The number of women serving as bank directors has hardly changed in the past decade and this year's annual meetings are doing little to move the needle.
To some, the recent departures of some of the industry's top female executives could highlight one of the key reasons why there are so few women in the boardroom.
"Finance in general has been a male-dominated industry, so there are fewer women candidates to choose from," says Heidi DeWyngaert, the president of the $362 million-asset Bank of New Canaan in Connecticut. "It's not a lot more complicated than that."
Last June, women held about 17% of the board seats at U.S. financial institutions, according to the most-recent data from Catalyst, a New York nonprofit. That percentage was virtually unchanged from a year earlier. (Women filled just 12.4% of board seats in 2001.)
"I've been on the board since 1990 and ... it's made up of a bunch of 70-year-old men," says Anne Koons, a director at the $3.1 billion-asset Sun Bancorp in Vineland, N.J. "It hasn't changed much over the last 22 years. It's like an old men's club."
Despite efforts to raise awareness of women's role in banking, including American Banker's annual 25 Most Powerful Women in Banking, and attempts to remove barriers, women still face unique obstacles, says Heather Foust-Cummings, a senior director of research at Catalyst.
"We find that, consistently over time, regardless of industry, not just banking, women face the problems of gender stereotyping and a lack of access to influential networks," she says.
This is not to mention the repeated instances of the banking industry removing women from key leadership roles, such as the dismissal of Sallie Krawcheck last September as the head of wealth management at Bank of America (BAC).

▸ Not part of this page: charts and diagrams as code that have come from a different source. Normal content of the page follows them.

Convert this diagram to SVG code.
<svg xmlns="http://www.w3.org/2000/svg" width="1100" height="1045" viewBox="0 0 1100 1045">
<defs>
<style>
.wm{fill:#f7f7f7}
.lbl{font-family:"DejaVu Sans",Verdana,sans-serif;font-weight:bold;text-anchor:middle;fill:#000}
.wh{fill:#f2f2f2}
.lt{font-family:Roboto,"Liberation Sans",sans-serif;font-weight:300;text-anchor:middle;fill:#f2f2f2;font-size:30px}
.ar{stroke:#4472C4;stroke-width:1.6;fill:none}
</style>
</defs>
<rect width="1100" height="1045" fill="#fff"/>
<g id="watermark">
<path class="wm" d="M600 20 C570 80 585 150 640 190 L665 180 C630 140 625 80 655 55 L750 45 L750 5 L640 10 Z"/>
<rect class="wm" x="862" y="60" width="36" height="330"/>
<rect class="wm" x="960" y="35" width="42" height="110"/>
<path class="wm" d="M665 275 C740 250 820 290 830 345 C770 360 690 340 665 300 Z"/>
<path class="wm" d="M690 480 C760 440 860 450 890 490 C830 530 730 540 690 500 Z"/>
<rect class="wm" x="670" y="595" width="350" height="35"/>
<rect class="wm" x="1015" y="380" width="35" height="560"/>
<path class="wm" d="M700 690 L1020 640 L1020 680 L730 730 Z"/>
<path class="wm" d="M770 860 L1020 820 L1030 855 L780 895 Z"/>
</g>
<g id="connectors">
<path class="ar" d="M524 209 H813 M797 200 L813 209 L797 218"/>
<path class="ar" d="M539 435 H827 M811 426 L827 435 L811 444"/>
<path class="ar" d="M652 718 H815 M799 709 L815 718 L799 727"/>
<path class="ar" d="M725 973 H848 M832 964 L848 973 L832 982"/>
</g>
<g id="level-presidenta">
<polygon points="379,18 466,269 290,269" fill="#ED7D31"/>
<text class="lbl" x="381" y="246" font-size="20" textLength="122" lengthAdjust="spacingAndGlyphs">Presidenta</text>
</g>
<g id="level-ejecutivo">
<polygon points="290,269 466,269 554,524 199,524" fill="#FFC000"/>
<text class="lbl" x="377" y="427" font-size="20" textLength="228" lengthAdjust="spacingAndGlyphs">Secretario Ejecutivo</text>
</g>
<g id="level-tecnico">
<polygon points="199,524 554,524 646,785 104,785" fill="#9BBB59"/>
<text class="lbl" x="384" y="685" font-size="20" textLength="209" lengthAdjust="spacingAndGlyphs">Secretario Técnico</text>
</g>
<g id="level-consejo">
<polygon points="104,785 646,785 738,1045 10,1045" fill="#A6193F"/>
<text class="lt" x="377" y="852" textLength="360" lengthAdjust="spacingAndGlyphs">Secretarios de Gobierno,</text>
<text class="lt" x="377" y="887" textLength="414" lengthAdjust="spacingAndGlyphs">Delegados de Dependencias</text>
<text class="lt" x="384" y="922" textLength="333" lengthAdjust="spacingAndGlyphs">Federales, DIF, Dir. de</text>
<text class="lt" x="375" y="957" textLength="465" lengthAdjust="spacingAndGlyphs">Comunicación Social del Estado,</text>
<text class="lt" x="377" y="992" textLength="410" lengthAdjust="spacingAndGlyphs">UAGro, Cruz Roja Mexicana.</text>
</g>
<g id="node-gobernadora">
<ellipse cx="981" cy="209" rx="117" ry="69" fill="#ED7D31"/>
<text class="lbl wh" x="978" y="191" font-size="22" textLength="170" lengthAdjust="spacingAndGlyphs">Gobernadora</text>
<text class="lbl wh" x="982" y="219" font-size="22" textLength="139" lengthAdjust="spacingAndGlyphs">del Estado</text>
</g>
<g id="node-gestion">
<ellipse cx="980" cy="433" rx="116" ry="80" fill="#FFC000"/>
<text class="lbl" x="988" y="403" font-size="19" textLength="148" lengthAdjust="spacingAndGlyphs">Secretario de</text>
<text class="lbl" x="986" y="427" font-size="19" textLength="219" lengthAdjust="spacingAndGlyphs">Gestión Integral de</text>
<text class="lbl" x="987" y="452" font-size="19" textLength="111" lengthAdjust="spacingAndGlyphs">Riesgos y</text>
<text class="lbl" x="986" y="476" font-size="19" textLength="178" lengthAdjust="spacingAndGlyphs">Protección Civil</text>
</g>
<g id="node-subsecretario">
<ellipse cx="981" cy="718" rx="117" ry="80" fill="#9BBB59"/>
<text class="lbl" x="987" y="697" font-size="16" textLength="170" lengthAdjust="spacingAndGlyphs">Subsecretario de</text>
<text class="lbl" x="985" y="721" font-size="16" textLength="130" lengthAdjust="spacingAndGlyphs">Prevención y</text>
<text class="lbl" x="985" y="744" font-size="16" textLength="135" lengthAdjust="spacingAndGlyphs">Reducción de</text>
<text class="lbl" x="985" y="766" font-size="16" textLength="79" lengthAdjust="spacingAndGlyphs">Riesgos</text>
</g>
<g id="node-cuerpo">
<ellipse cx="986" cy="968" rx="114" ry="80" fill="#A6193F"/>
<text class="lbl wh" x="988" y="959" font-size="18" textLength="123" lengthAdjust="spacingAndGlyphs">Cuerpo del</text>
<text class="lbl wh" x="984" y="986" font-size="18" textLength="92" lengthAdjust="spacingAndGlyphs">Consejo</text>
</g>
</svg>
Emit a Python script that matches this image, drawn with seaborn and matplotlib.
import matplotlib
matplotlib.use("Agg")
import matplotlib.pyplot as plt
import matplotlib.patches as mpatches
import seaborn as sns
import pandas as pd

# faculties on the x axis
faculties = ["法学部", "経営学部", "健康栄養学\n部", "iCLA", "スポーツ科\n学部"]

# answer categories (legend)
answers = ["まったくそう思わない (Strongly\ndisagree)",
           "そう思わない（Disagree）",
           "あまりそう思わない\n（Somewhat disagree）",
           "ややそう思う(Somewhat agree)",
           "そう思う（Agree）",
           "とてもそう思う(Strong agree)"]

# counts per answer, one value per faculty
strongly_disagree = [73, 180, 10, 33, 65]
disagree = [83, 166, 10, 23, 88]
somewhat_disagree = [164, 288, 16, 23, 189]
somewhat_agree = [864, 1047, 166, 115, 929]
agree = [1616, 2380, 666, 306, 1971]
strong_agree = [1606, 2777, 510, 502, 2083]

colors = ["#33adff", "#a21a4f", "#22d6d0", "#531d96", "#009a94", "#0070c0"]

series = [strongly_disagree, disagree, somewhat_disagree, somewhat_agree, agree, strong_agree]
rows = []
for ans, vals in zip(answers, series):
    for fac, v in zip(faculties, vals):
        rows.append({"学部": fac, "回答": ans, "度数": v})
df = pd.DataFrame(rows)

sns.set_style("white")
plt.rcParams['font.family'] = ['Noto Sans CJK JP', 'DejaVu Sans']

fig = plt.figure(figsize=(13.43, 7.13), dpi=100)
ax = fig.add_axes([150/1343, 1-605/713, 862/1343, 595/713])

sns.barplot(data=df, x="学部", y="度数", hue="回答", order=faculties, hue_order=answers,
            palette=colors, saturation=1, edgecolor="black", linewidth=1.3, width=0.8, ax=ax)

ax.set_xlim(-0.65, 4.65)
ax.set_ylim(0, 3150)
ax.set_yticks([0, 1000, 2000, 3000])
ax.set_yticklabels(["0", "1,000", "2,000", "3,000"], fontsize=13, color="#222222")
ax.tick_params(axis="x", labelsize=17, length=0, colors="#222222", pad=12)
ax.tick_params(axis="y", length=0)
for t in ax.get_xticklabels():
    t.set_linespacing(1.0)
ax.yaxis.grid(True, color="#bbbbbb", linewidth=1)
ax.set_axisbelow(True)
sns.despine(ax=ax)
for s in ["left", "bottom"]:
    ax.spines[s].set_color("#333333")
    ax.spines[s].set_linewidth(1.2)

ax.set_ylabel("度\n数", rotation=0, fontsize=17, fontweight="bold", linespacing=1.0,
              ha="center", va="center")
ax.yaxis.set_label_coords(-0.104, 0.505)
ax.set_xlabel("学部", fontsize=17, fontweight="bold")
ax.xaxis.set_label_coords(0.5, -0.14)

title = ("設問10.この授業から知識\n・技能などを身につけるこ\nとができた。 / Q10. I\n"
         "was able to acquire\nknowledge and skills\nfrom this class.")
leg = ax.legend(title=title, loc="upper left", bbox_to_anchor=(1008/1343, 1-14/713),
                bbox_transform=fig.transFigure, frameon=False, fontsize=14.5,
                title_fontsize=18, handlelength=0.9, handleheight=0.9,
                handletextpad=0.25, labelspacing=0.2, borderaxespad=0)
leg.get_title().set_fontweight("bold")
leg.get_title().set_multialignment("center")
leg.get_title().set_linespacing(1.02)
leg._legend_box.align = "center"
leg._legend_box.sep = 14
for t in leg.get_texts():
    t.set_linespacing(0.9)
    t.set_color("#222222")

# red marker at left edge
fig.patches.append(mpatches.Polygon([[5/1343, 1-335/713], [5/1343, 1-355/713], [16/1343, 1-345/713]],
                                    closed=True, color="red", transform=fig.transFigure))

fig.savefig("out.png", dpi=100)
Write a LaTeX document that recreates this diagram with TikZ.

Another high-ranking female banking executive, Ina Drew, resigned as the chief investment officer at JPMorgan Chase (JPM) last week in the wake of the New York company's massive trading misstep.
To be certain, women are well-represented on the boards of some banks. Bar Harbor Bankshares (BHB), a $1.2 billion-asset company in Maine boasts four women among its 13 directors.
Five of the 14 directors at KeyCorp (KEY) are women, including Elizabeth Mooney, the Cleveland company's chairman, president and chief executive. Wells Fargo (WFC) in San Francisco has five women on its 15-member board.
It's discouraging, however, to see that a number of banks across the country lack any female representation in the boardroom, Koons says.
"There are two problems," says Koons, who was appointed to Sun's board by her father, Bernard Brown, who is also the company's chairman. "The supply of women who want to be a bank director is limited, but the other is that banks aren't looking hard enough."
Increasing the number of female directors will lead to a greater number of women in key leadership posts, an area that has also lagged, Foust-Cummings says.
In September 2010, there were no female CEOs at publicly traded U.S. financial companies. That figure rose to 2.7% in June 2011, including Mooney, who took the helm at KeyCorp a month earlier.
Putting more women on boards will also better reflect the makeup of the banking industry's employee base; about 55.4% of the labor force at U.S. banks is women, Foust-Cummings says. "The business case is so clear," she says.
Given the number of women managers in banking and the plethora of female banking customers, "we should be looking at a cylinder not a pyramid," Foust-Cummings says, referring to the shape of the ideal organizational chart.
It will also help banks to have more women in decision-making roles, Koons says. "Women are more open to trying new things and seeing things from a different perspective," she says. "I think women bring a more practical approach to leadership and an open-ness to new ideas."
Women are well-represented on the board and management at Bank of New Canaan, one of two banking units of the $477 million-asset BNC Financial Group. Last month, BNC hired Peyton R. Patterson, the former chief executive of NewAlliance Bancshares, to succeed outgoing CEO Merrill Jay Forgotson.
Bank of New Canaan has eight other women in key leadership roles, including its chief financial officer, director of marketing and head of compliance.
The bank has three female directors, including DeWyngaert. It's something other banks should try to emulate, she says.
"It's absolutely necessary" to raise the number of female directors, DeWyngaert says. "More effort needs to be put into the search."